Take the lines from the head of the listing through the one bearing "4, 3, 6, 3, 2]" and copy them exactly, leaving every picture out.

────────────────────────────────────────

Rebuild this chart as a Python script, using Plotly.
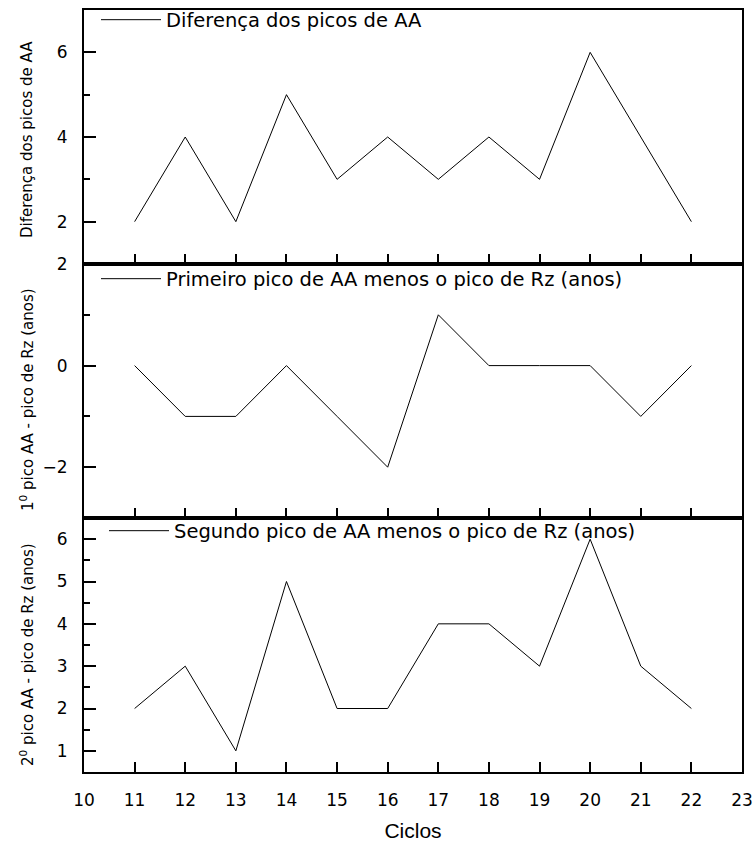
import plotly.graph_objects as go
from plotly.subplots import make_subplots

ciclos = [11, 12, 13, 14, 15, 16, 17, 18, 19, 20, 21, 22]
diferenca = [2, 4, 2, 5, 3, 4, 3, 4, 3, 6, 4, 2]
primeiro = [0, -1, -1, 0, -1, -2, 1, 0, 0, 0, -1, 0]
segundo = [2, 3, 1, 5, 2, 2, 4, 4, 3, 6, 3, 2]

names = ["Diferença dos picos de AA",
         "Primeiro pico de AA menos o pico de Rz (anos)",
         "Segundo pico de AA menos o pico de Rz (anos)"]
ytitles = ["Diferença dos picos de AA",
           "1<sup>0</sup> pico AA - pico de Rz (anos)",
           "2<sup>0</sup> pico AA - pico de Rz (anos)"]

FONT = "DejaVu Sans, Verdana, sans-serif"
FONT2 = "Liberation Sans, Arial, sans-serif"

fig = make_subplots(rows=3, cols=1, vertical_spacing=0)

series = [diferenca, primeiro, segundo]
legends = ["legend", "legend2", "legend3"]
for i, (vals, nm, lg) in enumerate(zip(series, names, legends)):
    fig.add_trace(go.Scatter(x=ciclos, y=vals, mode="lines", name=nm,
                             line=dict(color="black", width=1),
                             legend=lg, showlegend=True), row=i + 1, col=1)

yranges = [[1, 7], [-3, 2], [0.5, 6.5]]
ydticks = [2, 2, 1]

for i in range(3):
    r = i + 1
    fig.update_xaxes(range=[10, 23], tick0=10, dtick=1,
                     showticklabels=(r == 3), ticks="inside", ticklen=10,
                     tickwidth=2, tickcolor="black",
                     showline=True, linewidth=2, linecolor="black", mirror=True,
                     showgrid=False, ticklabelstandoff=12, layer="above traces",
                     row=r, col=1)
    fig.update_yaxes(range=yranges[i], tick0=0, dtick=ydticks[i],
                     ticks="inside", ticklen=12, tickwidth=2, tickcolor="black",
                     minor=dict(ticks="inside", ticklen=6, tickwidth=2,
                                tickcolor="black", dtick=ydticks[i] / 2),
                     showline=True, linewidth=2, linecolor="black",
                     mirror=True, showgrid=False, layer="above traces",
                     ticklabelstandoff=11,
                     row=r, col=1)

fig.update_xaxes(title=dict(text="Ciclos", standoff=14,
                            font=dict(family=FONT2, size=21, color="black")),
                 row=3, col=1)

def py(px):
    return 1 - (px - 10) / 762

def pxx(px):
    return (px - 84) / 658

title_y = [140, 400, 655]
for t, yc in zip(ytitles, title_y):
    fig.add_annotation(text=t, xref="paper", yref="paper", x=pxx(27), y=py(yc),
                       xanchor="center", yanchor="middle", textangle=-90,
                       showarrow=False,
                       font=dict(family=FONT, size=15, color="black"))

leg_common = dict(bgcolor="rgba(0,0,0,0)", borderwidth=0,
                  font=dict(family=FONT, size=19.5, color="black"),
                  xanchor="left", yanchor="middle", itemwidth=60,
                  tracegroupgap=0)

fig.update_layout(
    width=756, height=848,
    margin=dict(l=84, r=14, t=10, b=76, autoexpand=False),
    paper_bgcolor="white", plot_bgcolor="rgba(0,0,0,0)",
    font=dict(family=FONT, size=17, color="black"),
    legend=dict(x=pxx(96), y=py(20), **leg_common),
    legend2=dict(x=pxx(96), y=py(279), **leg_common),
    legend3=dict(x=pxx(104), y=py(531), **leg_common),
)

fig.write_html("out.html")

────────────────────────────────────────

- **Written response**:
Rebuild this chart as a Python script, using Plotly.
import plotly.graph_objects as go
from plotly.subplots import make_subplots

ciclos = [11, 12, 13, 14, 15, 16, 17, 18, 19, 20, 21, 22]
diferenca = [2, 4, 2, 5, 3, 4, 3, 4, 3, 6, 4, 2]
primeiro = [0, -1, -1, 0, -1, -2, 1, 0, 0, 0, -1, 0]
segundo = [2, 3, 1, 5, 2, 2, 4, 4, 3, 6, 3, 2]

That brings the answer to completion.